# Questions about possibilities with my tiel?



## PennyLane (Dec 9, 2013)

*Possibilities about my 'tiel?*

Hello  I'm new to cockatiels, granted I've done my research but I've never gotten a straight answer. I have had my amazing lutino cockatiel (Rose) for two months now and she's been simply amazing and Is probably my best friend. Me and Rose do everything together, we play, we snuggle, we eat together and it's great. But lately I've been thinking of getting a budgie. My room is quite small, so rose and the new budgie would be diagonal to each other but they could not touch at all. They could definitely see each other though. I would keep the budgie completely separated from Rose, they would both be out at different times and would not be able to touch unless rosé went over to the budgies cage and was at the bars. I'm asking this because I was wondering of my relationship with Rose. Would it deteriorate if she saw me tickling and playing with another bird? Or could she accidentally bond with the budgie despite only ever seeing and hearing the budgie but not touching? I want to be the only real friend in Rose's life. I want to keep a very strong bond, but will this affect it? The reason I wouldn't get another cockatiel is because if they were in the same cage they might bond and I wouldn't be the best friend in Rose's life anymore. I know no answers are for certain, but I would at least like to see some other opinions and views on this dilemma. - Smartie


----------



## Mezza (Feb 19, 2013)

Hey Smartie
Its great to see you doing your research and asking the questions before getting the budgie and then trying to fix a possible issue.
I don't personally have a budgie - but I do have Skiddles (my tiel who's 14 odd months) and Louey (my Quaker whos 12-13 weeks). I have them both in seperate cages but they are side by side. I let them both out at the same time- totally supervised of course. I know some of the forum members don't necessarily agree with that - I think though its an individual thing and probably based on the birds too.
I got Skiddles about 13 months ago and she is my velcro bird and I too wondered how she would be when Louey came along. Louey arrived about five weeks ago and as he is the baby and a different type of bird he needs lots of handling and attention, but I don't deprive Skiddles in any way.
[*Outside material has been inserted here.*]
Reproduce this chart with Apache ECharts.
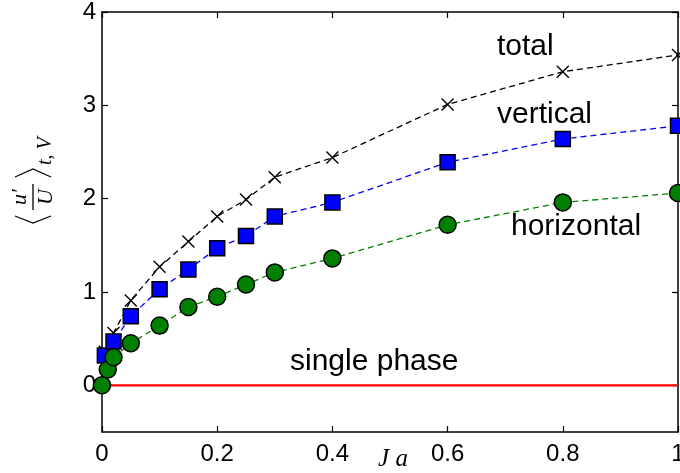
<!DOCTYPE html>
<html>
<head>
<meta charset="utf-8">
<script src="https://cdn.jsdelivr.net/npm/echarts@6/dist/echarts.min.js"></script>
<style>html,body{margin:0;padding:0;background:#fff}#c{width:680px;height:473px}</style>
</head>
<body>
<div id="c"></div>
<script>
// Data
var jaTotal = [0.005, 0.02, 0.05, 0.1, 0.15, 0.2, 0.25, 0.3, 0.4, 0.6, 0.8, 1.0];
var total = [0.36, 0.56, 0.91, 1.27, 1.54, 1.81, 1.99, 2.23, 2.44, 3.01, 3.36, 3.54];
var jaVertical = [0.005, 0.02, 0.05, 0.1, 0.15, 0.2, 0.25, 0.3, 0.4, 0.6, 0.8, 1.0];
var vertical = [0.32, 0.47, 0.74, 1.03, 1.24, 1.47, 1.6, 1.81, 1.96, 2.39, 2.64, 2.78];
var jaHorizontal = [0, 0.01, 0.02, 0.05, 0.1, 0.15, 0.2, 0.25, 0.3, 0.4, 0.6, 0.8, 1.0];
var horizontal = [0, 0.17, 0.3, 0.45, 0.64, 0.84, 0.95, 1.08, 1.21, 1.36, 1.72, 1.96, 2.06];
var jaSingle = [0, 1];
var single = [0, 0];
var yTicks = [0, 1, 2, 3, 4];

function pairs(xs, ys) { return xs.map(function (x, i) { return [x, ys[i]]; }); }

var chart = echarts.init(document.getElementById('c'), null, {renderer: 'canvas'});
var tickFont = {fontFamily: 'Liberation Sans, Arial, sans-serif', fontSize: 24, color: '#000'};
var annFont = 'Liberation Sans, Arial, sans-serif';
var axLine = {show: true, onZero: false, lineStyle: {color: '#000', width: 1.5}};
var axTick = {show: true, inside: true, length: 6, lineStyle: {color: '#000', width: 1.2}};

chart.setOption({
  animation: false,
  backgroundColor: '#fff',
  grid: {left: 102, right: 2, top: 12, bottom: 41, containLabel: false, outerBoundsMode: 'none'},
  xAxis: [{
    type: 'value', min: 0, max: 1, interval: 0.2,
    name: 'J a', nameLocation: 'middle', nameGap: 15, nameMoveOverlap: false,
    nameTextStyle: {fontFamily: 'Liberation Serif, serif', fontStyle: 'italic', fontSize: 25, color: '#000', padding: [0, 0, 0, 6]},
    axisLine: axLine, axisTick: axTick,
    axisLabel: Object.assign({margin: 10}, tickFont),
    splitLine: {show: false}
  }, {
    type: 'value', position: 'top', min: 0, max: 1, interval: 0.2,
    axisLine: axLine, axisTick: axTick, axisLabel: {show: false}, splitLine: {show: false}
  }],
  yAxis: [{
    type: 'value', min: -0.5, max: 4,
    axisLine: axLine,
    axisTick: Object.assign({customValues: yTicks}, axTick),
    axisLabel: Object.assign({margin: 6, customValues: yTicks}, tickFont),
    splitLine: {show: false}
  }, {
    type: 'value', position: 'right', min: -0.5, max: 4,
    axisLine: axLine,
    axisTick: Object.assign({customValues: yTicks}, axTick),
    axisLabel: {show: false}, splitLine: {show: false}
  }],
  series: [{
    name: 'single phase', type: 'line', data: pairs(jaSingle, single),
    symbol: 'none', lineStyle: {color: '#ff0000', width: 2.2}, z: 1
  }, {
    name: 'total', type: 'line', data: pairs(jaTotal, total),
    symbol: 'path://M0,0L10,10M10,0L0,10', symbolSize: 12,
    itemStyle: {color: 'rgba(0,0,0,0)', borderColor: '#000', borderWidth: 1.4},
    lineStyle: {color: '#000', width: 1.3, type: [6, 4]}, z: 2
  }, {
    name: 'vertical', type: 'line', data: pairs(jaVertical, vertical),
    symbol: 'rect', symbolSize: 15,
    itemStyle: {color: '#0000ff', borderColor: '#000', borderWidth: 1.5},
    lineStyle: {color: '#0000ff', width: 1.3, type: [6, 4]}, z: 3
  }, {
    name: 'horizontal', type: 'line', data: pairs(jaHorizontal, horizontal),
    symbol: 'circle', symbolSize: 17,
    itemStyle: {color: '#008000', borderColor: '#000', borderWidth: 1.5},
    lineStyle: {color: '#008000', width: 1.3, type: [6, 4]}, z: 4
  }],
  graphic: [
    {type: 'text', left: 497, top: 32, z: 10, style: {text: 'total', font: '30px ' + annFont, fill: '#000'}},
    {type: 'text', left: 497, top: 100, z: 10, style: {text: 'vertical', font: '30px ' + annFont, fill: '#000'}},
    {type: 'text', left: 511, top: 212, z: 10, style: {text: 'horizontal', font: '30px ' + annFont, fill: '#000'}},
    {type: 'text', left: 290, top: 347, z: 10, style: {text: 'single phase', font: '30px ' + annFont, fill: '#000'}},
    {
      type: 'group', x: 33, y: 197, rotation: Math.PI / 2,
      children: [
        {type: 'polyline', shape: {points: [[-19, -18], [-26, 0], [-19, 18]]}, style: {stroke: '#000', lineWidth: 1.2, fill: null}},
        {type: 'polyline', shape: {points: [[20, -18], [28, 0], [20, 18]]}, style: {stroke: '#000', lineWidth: 1.2, fill: null}},
        {type: 'line', shape: {x1: -13, y1: 0, x2: 13, y2: 0}, style: {stroke: '#000', lineWidth: 1.3}},
        {type: 'text', x: 0, y: -2, style: {text: 'u\u2032', font: 'italic 22px Liberation Serif, serif', fill: '#000', align: 'center', verticalAlign: 'bottom'}},
        {type: 'text', x: 0, y: 2, style: {text: 'U', font: 'italic 22px Liberation Serif, serif', fill: '#000', align: 'center', verticalAlign: 'top'}},
        {type: 'text', x: 32, y: 3, style: {text: 't, V', font: 'italic 20px Liberation Serif, serif', fill: '#000', align: 'left', verticalAlign: 'top'}}
      ]
    }
  ]
});
</script>
</body>
</html>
I have Skiddles time every night when Louey falls asleep (early bird, LOL!). Skiddles and I have lots of snuggle time. She was a bit standoffish when I first got Louey but she's fine now.
Does that help? Its only based on my personal experience.
I can't see a problem with getting a budgie personally but you just need to be prepared for any potential problems that may occur.


----------



## CaliTiels (Oct 18, 2012)

I have 2 tiels and one budgie (I'm getting a second this week!). They honestly hate each other. My budgie really wants to have a flock with the tiels and they don't like him. That's why I'm getting a second. All he wants to do is play with them, but they hiss and turn around to fight. That's why even supervised, I don't allow them out time together. Usually, it's vise versa. The budgies are supposed to be the aggressive ones, and the tiels are pacifists. Not my boys. But all in all, it depends on the birds. I've had different species of birds who got along great together. I had a lovebird who loved the budgies. He would come out with them supervised and got along pretty good. When his best budgie friend died, he died a few days later after her (and she died of a prolapse, nothing contagious), they were really close. 
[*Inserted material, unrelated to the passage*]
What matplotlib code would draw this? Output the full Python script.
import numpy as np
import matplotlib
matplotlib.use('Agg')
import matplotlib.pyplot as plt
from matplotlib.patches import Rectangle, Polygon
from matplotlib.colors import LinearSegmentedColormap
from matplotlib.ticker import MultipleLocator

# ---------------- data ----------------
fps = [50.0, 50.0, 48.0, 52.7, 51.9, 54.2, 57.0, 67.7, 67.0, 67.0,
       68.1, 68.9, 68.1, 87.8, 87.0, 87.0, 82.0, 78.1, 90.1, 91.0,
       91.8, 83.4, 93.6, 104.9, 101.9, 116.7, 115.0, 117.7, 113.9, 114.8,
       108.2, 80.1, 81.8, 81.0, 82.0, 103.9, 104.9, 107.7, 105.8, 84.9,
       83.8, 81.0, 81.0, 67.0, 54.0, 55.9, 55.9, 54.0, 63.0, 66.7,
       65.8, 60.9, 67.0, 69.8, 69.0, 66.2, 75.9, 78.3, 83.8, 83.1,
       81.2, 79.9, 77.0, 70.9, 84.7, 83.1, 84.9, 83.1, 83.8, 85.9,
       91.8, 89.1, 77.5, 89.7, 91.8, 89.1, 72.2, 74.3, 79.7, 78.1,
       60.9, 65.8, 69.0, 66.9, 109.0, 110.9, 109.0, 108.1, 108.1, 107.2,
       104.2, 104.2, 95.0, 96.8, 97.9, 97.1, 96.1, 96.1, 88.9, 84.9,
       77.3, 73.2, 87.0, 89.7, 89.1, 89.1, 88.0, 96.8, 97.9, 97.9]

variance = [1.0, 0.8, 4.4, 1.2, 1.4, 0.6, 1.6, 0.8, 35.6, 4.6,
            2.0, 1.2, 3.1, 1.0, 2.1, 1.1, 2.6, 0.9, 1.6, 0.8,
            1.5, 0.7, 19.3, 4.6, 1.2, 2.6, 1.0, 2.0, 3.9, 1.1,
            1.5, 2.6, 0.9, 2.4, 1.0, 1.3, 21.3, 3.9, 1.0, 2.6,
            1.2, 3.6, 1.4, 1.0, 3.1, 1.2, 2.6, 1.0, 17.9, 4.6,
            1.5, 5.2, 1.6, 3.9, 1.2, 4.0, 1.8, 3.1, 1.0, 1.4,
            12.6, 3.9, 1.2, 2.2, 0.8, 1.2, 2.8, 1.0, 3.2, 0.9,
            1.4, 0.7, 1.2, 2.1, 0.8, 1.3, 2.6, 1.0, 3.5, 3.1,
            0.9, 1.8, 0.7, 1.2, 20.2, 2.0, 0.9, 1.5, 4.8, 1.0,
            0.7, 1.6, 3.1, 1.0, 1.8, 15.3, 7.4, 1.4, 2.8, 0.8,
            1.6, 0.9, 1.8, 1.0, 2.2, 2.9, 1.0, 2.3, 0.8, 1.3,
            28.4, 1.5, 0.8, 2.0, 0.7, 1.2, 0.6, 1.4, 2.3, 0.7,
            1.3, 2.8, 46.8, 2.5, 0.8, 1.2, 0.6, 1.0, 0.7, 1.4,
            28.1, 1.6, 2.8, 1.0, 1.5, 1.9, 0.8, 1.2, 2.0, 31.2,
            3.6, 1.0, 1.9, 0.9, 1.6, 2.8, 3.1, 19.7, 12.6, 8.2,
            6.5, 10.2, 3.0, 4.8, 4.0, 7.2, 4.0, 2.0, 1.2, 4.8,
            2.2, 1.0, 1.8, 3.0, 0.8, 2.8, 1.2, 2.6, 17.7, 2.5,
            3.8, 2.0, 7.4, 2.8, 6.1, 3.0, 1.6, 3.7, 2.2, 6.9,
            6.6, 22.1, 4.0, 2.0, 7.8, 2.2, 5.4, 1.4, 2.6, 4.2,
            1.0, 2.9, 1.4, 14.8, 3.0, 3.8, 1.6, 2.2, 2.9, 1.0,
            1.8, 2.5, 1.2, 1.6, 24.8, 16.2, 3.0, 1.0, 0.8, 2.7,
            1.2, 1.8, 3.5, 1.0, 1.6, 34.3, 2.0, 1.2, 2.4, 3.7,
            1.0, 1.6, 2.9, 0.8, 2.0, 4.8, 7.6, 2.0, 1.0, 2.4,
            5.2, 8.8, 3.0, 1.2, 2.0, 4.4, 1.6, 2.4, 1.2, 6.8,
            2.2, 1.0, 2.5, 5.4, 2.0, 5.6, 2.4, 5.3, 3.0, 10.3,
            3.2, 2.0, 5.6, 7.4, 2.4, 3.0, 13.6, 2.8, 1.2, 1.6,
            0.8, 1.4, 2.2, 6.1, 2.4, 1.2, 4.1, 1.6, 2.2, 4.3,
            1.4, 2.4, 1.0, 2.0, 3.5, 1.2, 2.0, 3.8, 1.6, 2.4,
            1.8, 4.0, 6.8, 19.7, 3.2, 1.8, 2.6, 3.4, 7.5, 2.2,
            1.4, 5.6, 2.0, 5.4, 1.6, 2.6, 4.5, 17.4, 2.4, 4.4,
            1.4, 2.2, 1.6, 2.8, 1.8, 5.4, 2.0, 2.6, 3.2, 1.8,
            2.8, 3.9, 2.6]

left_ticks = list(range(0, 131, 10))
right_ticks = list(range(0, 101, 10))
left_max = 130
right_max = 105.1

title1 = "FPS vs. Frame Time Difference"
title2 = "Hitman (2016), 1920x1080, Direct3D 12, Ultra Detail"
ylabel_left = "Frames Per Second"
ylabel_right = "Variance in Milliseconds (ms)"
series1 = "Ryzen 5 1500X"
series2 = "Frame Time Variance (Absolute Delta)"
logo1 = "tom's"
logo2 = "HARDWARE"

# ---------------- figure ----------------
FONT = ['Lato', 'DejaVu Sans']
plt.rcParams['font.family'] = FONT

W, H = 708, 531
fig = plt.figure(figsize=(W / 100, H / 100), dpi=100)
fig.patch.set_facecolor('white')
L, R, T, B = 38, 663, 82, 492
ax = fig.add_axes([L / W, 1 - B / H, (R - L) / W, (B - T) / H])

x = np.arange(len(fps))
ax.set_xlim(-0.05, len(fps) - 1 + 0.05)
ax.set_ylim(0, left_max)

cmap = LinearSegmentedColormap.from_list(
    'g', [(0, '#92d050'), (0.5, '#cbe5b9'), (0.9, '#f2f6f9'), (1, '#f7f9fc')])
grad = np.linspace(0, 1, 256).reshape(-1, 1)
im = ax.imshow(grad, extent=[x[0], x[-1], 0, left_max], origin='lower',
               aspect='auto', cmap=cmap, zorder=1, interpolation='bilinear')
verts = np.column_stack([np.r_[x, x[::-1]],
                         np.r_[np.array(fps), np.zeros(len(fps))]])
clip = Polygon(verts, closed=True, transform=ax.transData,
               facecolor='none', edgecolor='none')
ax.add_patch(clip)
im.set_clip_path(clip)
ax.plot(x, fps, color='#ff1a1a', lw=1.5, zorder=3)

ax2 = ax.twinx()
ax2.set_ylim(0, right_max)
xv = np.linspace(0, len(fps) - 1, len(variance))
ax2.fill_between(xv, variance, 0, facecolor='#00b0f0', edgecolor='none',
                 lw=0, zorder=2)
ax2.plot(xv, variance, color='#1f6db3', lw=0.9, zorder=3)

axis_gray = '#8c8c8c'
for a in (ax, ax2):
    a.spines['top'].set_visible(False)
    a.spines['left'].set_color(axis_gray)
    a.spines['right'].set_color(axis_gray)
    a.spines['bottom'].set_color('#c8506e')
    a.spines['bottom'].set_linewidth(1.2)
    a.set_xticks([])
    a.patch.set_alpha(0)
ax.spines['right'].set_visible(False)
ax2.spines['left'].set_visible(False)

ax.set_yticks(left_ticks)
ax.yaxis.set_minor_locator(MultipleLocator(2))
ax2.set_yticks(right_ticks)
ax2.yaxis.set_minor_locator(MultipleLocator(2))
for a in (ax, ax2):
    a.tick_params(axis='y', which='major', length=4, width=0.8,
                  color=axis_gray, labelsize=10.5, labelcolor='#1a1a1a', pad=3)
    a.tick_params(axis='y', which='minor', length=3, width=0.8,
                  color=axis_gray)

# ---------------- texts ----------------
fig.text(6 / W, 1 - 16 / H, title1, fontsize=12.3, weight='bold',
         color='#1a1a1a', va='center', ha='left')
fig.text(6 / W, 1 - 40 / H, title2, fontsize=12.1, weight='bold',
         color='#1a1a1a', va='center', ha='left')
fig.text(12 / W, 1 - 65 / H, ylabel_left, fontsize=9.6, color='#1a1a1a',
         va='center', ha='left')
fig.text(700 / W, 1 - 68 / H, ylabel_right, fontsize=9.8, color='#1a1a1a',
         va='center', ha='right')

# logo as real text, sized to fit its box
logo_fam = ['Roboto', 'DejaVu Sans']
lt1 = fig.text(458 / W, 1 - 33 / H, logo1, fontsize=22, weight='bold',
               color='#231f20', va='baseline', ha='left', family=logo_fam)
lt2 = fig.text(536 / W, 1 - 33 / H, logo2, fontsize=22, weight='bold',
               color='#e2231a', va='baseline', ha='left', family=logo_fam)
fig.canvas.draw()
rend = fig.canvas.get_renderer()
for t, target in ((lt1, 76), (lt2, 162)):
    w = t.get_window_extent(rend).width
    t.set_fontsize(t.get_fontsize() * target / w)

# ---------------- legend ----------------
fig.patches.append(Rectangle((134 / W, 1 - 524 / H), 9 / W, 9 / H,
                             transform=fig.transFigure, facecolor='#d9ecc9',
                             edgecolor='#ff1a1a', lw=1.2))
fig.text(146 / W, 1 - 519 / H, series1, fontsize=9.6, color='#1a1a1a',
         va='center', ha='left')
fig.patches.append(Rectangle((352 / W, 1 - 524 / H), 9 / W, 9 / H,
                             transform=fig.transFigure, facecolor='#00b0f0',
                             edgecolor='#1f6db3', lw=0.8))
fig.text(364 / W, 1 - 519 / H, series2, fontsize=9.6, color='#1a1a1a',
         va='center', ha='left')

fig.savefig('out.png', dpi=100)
I don't think the relationship between you and her will change. You already have a tight bond. Now, budgies are different. I've gained trust with them, got another, and was totally shunned. Cockatiels are different. They genuinely want to be with you. I figure with a budgie and a tiel, they won't form a super tight bond, but you never know. If you get a people friendly budgie, it will allow for you to have both a tiel and a budgie you could handle


----------



## dianne (Nov 27, 2013)

I got two male budgies last September. In November I got a female cockatiel. Right away, she wanted to be with the budgies. They were in separate cages for a while. Then, she was spending all her time in their cage. She bonded to my yellow budgie, asking him for head scritches, etc. Then, they started mating several times a day. Now I have them all on hormone control. The mating has diminished. They seem to have a pretty happy coexistence. 
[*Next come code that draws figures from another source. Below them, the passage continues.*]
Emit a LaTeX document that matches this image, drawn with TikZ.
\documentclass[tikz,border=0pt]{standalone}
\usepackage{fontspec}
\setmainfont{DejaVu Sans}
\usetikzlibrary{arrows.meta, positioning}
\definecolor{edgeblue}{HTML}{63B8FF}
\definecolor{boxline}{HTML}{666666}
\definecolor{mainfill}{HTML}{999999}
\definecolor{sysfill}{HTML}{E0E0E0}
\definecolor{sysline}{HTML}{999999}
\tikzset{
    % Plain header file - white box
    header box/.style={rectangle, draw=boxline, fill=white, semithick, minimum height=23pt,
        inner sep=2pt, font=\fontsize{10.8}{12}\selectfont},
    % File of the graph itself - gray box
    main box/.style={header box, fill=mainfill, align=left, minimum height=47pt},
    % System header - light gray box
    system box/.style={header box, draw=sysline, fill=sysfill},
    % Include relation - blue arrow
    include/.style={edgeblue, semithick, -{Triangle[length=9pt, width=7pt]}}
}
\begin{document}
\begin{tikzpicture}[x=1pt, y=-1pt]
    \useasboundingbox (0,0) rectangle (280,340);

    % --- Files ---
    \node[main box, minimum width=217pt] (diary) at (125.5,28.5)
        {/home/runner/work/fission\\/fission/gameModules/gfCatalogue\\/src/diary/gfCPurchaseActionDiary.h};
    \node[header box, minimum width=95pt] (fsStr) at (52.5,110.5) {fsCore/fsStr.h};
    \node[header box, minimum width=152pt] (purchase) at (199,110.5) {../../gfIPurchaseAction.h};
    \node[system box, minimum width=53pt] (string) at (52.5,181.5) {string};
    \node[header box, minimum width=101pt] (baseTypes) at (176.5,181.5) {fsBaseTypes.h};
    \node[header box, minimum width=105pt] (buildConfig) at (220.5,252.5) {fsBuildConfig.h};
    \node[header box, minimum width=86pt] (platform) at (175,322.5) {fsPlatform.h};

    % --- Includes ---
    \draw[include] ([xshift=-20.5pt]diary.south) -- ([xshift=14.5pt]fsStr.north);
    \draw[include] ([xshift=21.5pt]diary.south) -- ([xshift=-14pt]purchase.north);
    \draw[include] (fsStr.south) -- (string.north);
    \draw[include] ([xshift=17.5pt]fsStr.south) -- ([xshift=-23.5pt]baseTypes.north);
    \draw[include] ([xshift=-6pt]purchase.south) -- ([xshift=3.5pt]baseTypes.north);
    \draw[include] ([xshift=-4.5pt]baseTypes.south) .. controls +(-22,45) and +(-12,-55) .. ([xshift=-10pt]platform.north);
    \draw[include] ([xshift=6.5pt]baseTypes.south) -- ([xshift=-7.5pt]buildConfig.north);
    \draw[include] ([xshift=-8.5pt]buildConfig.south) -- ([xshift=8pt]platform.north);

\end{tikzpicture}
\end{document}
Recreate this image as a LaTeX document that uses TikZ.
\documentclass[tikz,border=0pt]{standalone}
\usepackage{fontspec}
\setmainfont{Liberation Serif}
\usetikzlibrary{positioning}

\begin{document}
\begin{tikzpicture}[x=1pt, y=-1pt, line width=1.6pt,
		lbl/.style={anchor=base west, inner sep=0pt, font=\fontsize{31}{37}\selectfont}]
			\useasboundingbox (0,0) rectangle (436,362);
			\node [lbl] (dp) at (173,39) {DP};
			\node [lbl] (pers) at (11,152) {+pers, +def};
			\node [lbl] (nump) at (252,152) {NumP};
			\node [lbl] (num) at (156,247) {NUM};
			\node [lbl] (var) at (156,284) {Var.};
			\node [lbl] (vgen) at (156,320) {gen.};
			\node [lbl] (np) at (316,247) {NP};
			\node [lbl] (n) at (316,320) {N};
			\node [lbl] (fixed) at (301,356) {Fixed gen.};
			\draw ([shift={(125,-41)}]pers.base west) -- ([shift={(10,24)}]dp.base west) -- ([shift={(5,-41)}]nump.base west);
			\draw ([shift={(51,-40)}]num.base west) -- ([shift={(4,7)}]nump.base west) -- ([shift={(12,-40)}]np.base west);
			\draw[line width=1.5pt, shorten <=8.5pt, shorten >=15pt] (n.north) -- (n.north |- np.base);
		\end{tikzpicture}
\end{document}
The tiel I got in November was not hand raised and did not bond with me. So, last week I got a handfed tiel that I am keeping completely separate for now. The new tiel is such a joy, so tame and sweet. Eventually I will let him meet the other birds, but not until we have a very strong bond.

I think it depends on the birds and their personalities.


----------



## moonchild (Jul 29, 2012)

It could work, but the very likely scenario is that the budgie would want to be Rose's friend and annoy the heck out of her. I personally would look into another cockatiel instead, or a Bourke parakeet. Bourke's are some of my favorite little birds! So cute, quiet and gentle. I really want one but am not looking for more birds. I love the natural coloration the best, but they do come in many colorful mutations too. They are rarer and more expensive than budgies so you will have to look for a breeder or find one at a specialty store. But they are one of the only species known to get along with cockatiels.


----------



## Double Trouble (Nov 24, 2013)

I have 14 budgies, a tiel and a conure and my tiel hates everyone but me. 

Badger Will not let any other bird perch on me while he is on me.

The budgies try to interact with him but he won't have any of it.. Not even the conure.

The conure also hates the budgies lol so i can't let them all out together.

Having other birds hasn't affected the bond between my tiel and i.. Just made it stronger lol

Sent from my GT-S5830i using Tapatalk 2


----------



## PennyLane (Dec 9, 2013)

Thankyou all  
Though for me, cockatiels are a little too big. When I got rose she was only a baby and I wasn't really expecting her to get this big so fast. That's why I was looking into budgies. Sadly where I live, the only available birds are budgies, canaries and cockatiels. I guess it depends on the bird, but for now I've made my decision. I think I'm going to keep Rose for a while, but I'll probably decide to get a budgie in 2015 February. I'll see how she is and how I can continue our relation ship, if everything works out then that will be the date I start looking to get a budgie


----------